Ob die Waffen zudem wie von Trump angekündigt «binnen Tagen» in der Ukraine sein können, ist laut dem Online-Fachmagazin «Military Watch Magazine» äusserst fraglich. Amerika selbst fehlt es an Patriot-Vorräten. Jetzt schon entsprechen die Munitionsbestände in den USA nur rund 25 Prozent des vorgeschriebenen Bestands. Und ausser Deutschland (zwei Systeme) und Norwegen (ein System) haben noch keine anderen Länder grünes Licht gegeben, ihre eigenen Patriots an die Ukraine sofort zu liefern und in den USA neue zu bestellen.

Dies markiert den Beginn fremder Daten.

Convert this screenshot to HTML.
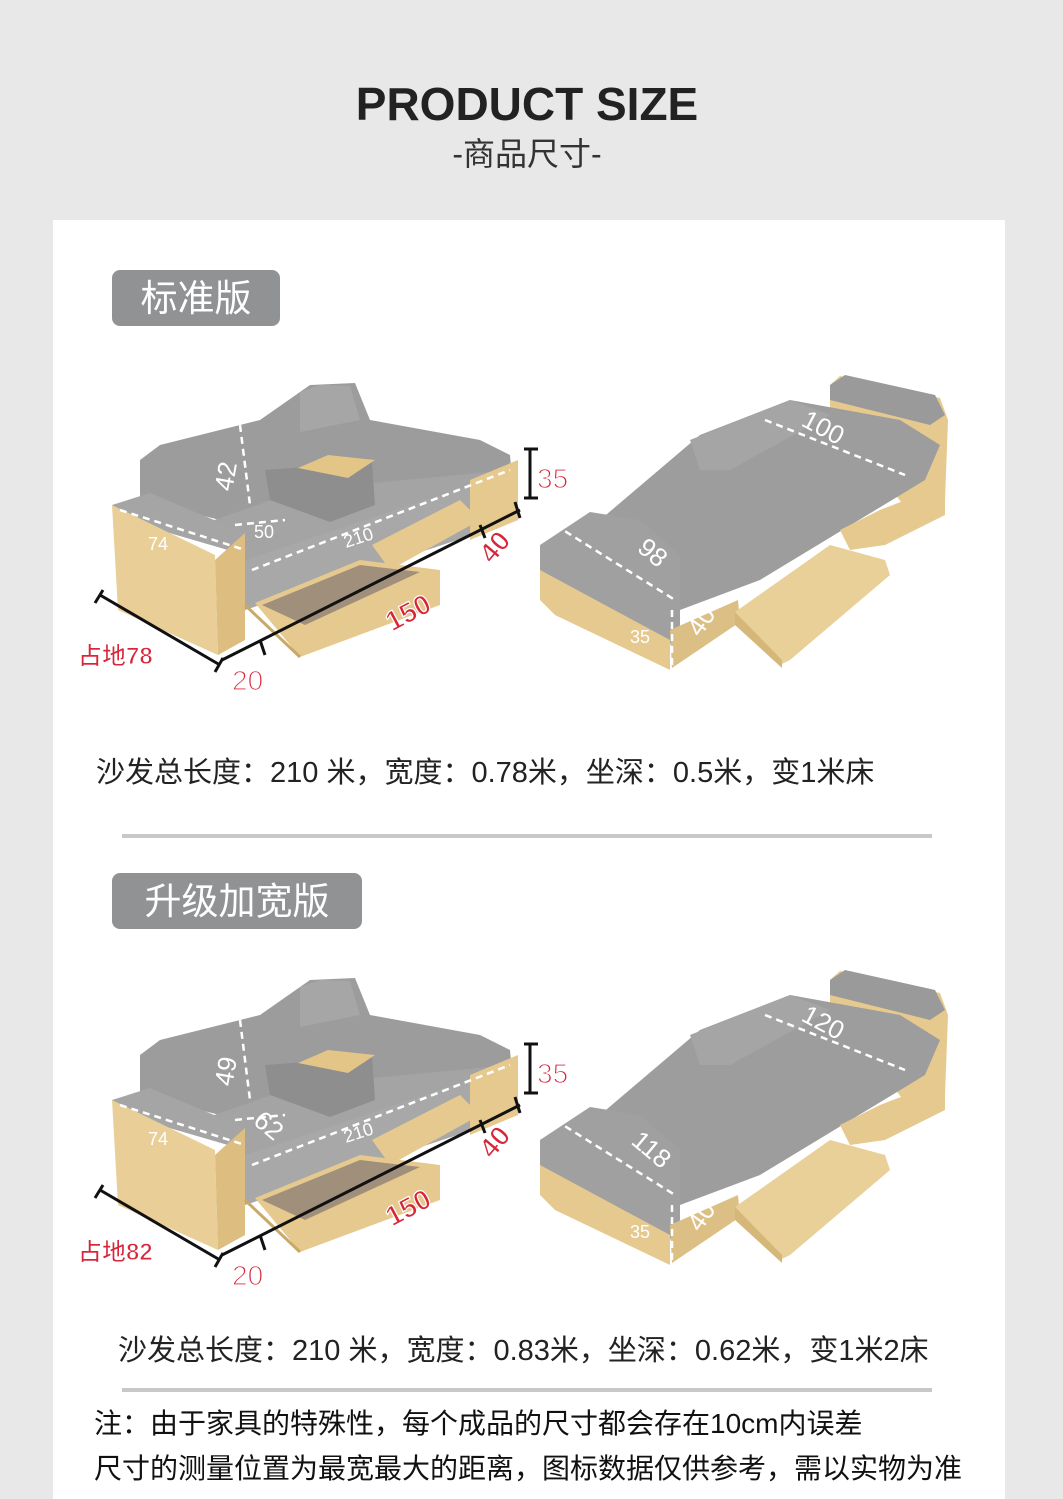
<!DOCTYPE html>
<html><head><meta charset="utf-8"><style>
body{margin:0;width:1063px;height:1499px;background:#e8e8e8;overflow:hidden;font-family:"Liberation Sans","Noto Sans CJK SC",sans-serif}
svg{position:absolute;left:0;top:0}
</style></head><body>
<svg width="1063" height="1499" viewBox="0 0 1063 1499" xmlns="http://www.w3.org/2000/svg" font-family="Liberation Sans, Noto Sans CJK SC, sans-serif">
<defs>
<g id="sofa">
 <polygon points="140,460 160,445 260,420 310,385 355,383 370,420 480,440 510,455 512,478 300,540 140,500" fill="#9c9c9c"/>
 <polygon points="300,392 320,385 350,386 360,420 300,432" fill="#a6a6a6"/>
 <polygon points="200,525 300,490 510,470 515,505 245,600 245,545" fill="#a4a4a4"/>
 <polygon points="265,470 372,462 375,505 330,522 270,500" fill="#8e8e8e"/>
 <polygon points="298,468 328,455 375,460 348,478" fill="#e2c587"/>
 <polygon points="112,505 150,493 245,533 245,555 125,520" fill="#a5a5a5"/>
 <polygon points="245,533 245,640 218,655 215,560" fill="#ddbe80"/>
 <polygon points="112,505 215,555 218,655 118,610" fill="#e9cf97"/>
 <polygon points="245,560 515,470 518,478 518,520 245,610" fill="#a8a8a8"/>
 <polygon points="470,480 518,460 518,520 470,540" fill="#e6c98e"/>
 <polygon points="372,545 460,500 480,520 390,570" fill="#e6c98e"/>
 <polygon points="255,603 360,560 440,570 440,605 300,657" fill="#e6c98e"/>
 <polygon points="262,605 360,565 420,572 305,625" fill="#a08f7a"/>
 <line x1="245" y1="605" x2="300" y2="657" stroke="#c9a968" stroke-width="3"/>
 <polygon points="830,385 840,376 940,398 948,420 945,500 915,520 830,410" fill="#e6c98e"/>
 <polygon points="830,385 845,375 935,395 945,415 930,425 830,400" fill="#9a9a9a"/>
 <polygon points="600,520 700,435 790,400 900,420 940,445 925,480 760,580 680,610" fill="#9d9d9d"/>
 <polygon points="690,440 790,400 830,415 730,470 700,470" fill="#a5a5a5"/>
 <polygon points="540,545 590,512 640,520 680,555 680,625 670,645 540,590" fill="#a0a0a0"/>
 <polygon points="540,570 670,640 670,670 555,615 540,600" fill="#e6c98e"/>
 <polygon points="670,630 738,600 740,622 672,668" fill="#dcbf84"/>
 <polygon points="840,530 880,510 945,485 945,515 885,545 850,550" fill="#e6c98e"/>
 <polygon points="735,612 830,545 885,560 890,575 790,660 780,665" fill="#e9cf98"/>
 <polygon points="735,612 782,660 782,668 735,625" fill="#d6b77a"/>
 <g stroke="#fff" stroke-width="2.5" stroke-dasharray="7,5" fill="none">
  <line x1="240" y1="425" x2="250" y2="505"/>
  <line x1="235" y1="525" x2="285" y2="520"/>
  <line x1="252" y1="570" x2="510" y2="470"/>
  <line x1="120" y1="510" x2="245" y2="550"/>
  <line x1="555" y1="525" x2="675" y2="600"/>
  <line x1="765" y1="420" x2="905" y2="475"/>
  <line x1="672" y1="610" x2="672" y2="665"/>
 </g>
 <g stroke="#111" stroke-width="3" fill="none">
  <line x1="100" y1="595" x2="220" y2="665"/>
  <line x1="95" y1="603" x2="103" y2="590"/><line x1="215" y1="672" x2="223" y2="658"/>
  <line x1="222" y1="660" x2="520" y2="510"/>
  <line x1="260" y1="640" x2="265" y2="655"/><line x1="480" y1="525" x2="485" y2="538"/>
  <line x1="515" y1="502" x2="520" y2="518"/>
  <line x1="530" y1="450" x2="530" y2="498"/><line x1="524" y1="449" x2="538" y2="449"/><line x1="524" y1="498" x2="538" y2="498"/>
 </g>
 <g fill="#fff" font-size="18">
  <text x="148" y="550">74</text>
  <text x="346" y="548" transform="rotate(-18 346 548)">210</text>
  <text x="630" y="643">35</text>
 </g>
 <g fill="#fff" font-size="26">
  <text x="700" y="638" transform="rotate(-55 700 638)">40</text>
 </g>
 <g fill="#d7263a" stroke="#fff" stroke-width="1.2" font-weight="bold" font-size="28">
  <text x="537" y="488" font-weight="normal">35</text>
  <text x="492" y="565" transform="rotate(-50 492 565)">40</text>
  <text x="392" y="632" transform="rotate(-28 392 632)">150</text>
  <text x="232" y="690" font-weight="normal">20</text>
 </g>
</g>
</defs>
<text x="527" y="120" text-anchor="middle" font-size="46" font-weight="bold" fill="#222">PRODUCT SIZE</text>
<text x="527" y="165" text-anchor="middle" font-size="32" fill="#333">-商品尺寸-</text>
<rect x="53" y="220" width="952" height="1290" fill="#fff"/>
<rect x="112" y="270" width="168" height="56" rx="8" fill="#909294"/>
<text x="196" y="311" text-anchor="middle" font-size="37" fill="#fff">标准版</text>
<use href="#sofa"/>
<g fill="#fff" font-size="26">
 <text x="232" y="492" transform="rotate(-80 232 492)">42</text>
 <text x="800" y="425" transform="rotate(28 800 425)">100</text>
 <text x="636" y="550" transform="rotate(40 636 550)">98</text>
</g>
<text x="254" y="538" fill="#fff" font-size="18">50</text>
<text x="78" y="664" font-size="24" font-weight="bold" fill="#d7263a" stroke="#fff" stroke-width="1">占地78</text>
<text x="96" y="782" font-size="29" fill="#222">沙发总长度：210 米，宽度：0.78米，坐深：0.5米，变1米床</text>
<line x1="122" y1="836" x2="932" y2="836" stroke="#c8c8c8" stroke-width="4"/>
<rect x="112" y="873" width="250" height="56" rx="8" fill="#909294"/>
<text x="237" y="914" text-anchor="middle" font-size="37" fill="#fff">升级加宽版</text>
<g transform="translate(0,595)">
 <use href="#sofa"/>
 <g fill="#fff" font-size="26">
  <text x="232" y="492" transform="rotate(-80 232 492)">49</text>
  <text x="252" y="528" transform="rotate(40 252 528)">62</text>
  <text x="800" y="425" transform="rotate(28 800 425)">120</text>
  <text x="630" y="548" transform="rotate(40 630 548)">118</text>
 </g>
</g>
<text x="78" y="1260" font-size="24" font-weight="bold" fill="#d7263a" stroke="#fff" stroke-width="1">占地82</text>
<text x="118" y="1360" font-size="29" fill="#222">沙发总长度：210 米，宽度：0.83米，坐深：0.62米，变1米2床</text>
<line x1="122" y1="1390" x2="932" y2="1390" stroke="#c8c8c8" stroke-width="4"/>
<text x="94" y="1433" font-size="28" fill="#111">注：由于家具的特殊性，每个成品的尺寸都会存在10cm内误差</text>
<text x="94" y="1478" font-size="28" fill="#111">尺寸的测量位置为最宽最大的距离，图标数据仅供参考，需以实物为准</text>
</svg>
</body></html>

Das scharfe Putin-Gesetz des Senats ist so gut wie tot
Derweil geht der russische Raketenregen in der Ukraine ungebremst weiter. Umso weniger Verständnis hat etwa EU-Chefdiplomatin Kaja Kallas (48) für Trumps 50-Tage-Frist. «Das ist ein sehr langer Zeitraum, wenn man bedenkt, dass die Russen jeden Tag Ukrainer töten», kommentierte sie. Und Kiews Bürgermeister Vitali Klitschko (53) fragte im ARD-Interview: «Warum diese Verzögerung? Es werden noch mehr Menschen sterben, es wird noch mehr Zerstörung geben.»
Der aus ukrainischer Sicht schlimmste Nebeneffekt von Trumps Entscheid ist, dass der US-Senat ein Anti-Putin-Gesetz aus der Feder des Republikaners Lindsey Graham (70) vorläufig auf Eis gelegt hat. Der Gesetzesentwurf hätte sofortige scharfe Sanktionen gegen Russland vorgesehen (unter anderem bis zu 500-prozentige Strafzölle auf alle russischen Handelspartner). Dieser wurde jetzt aber als Folge von Trumps 50-Tage-Vorschlag von der Pendenzenliste genommen.
Wo der Krieg in 50 Tagen stehen wird und ob Trump dann wirklich Ernst macht mit Putin, bleibt weiter unklar. Umso klarer aber ist: Die Ukraine muss sich auf einen Terror-Sommer gefasst machen, wie sie ihn in dreieinhalb Kriegsjahren noch nicht erlebt hat.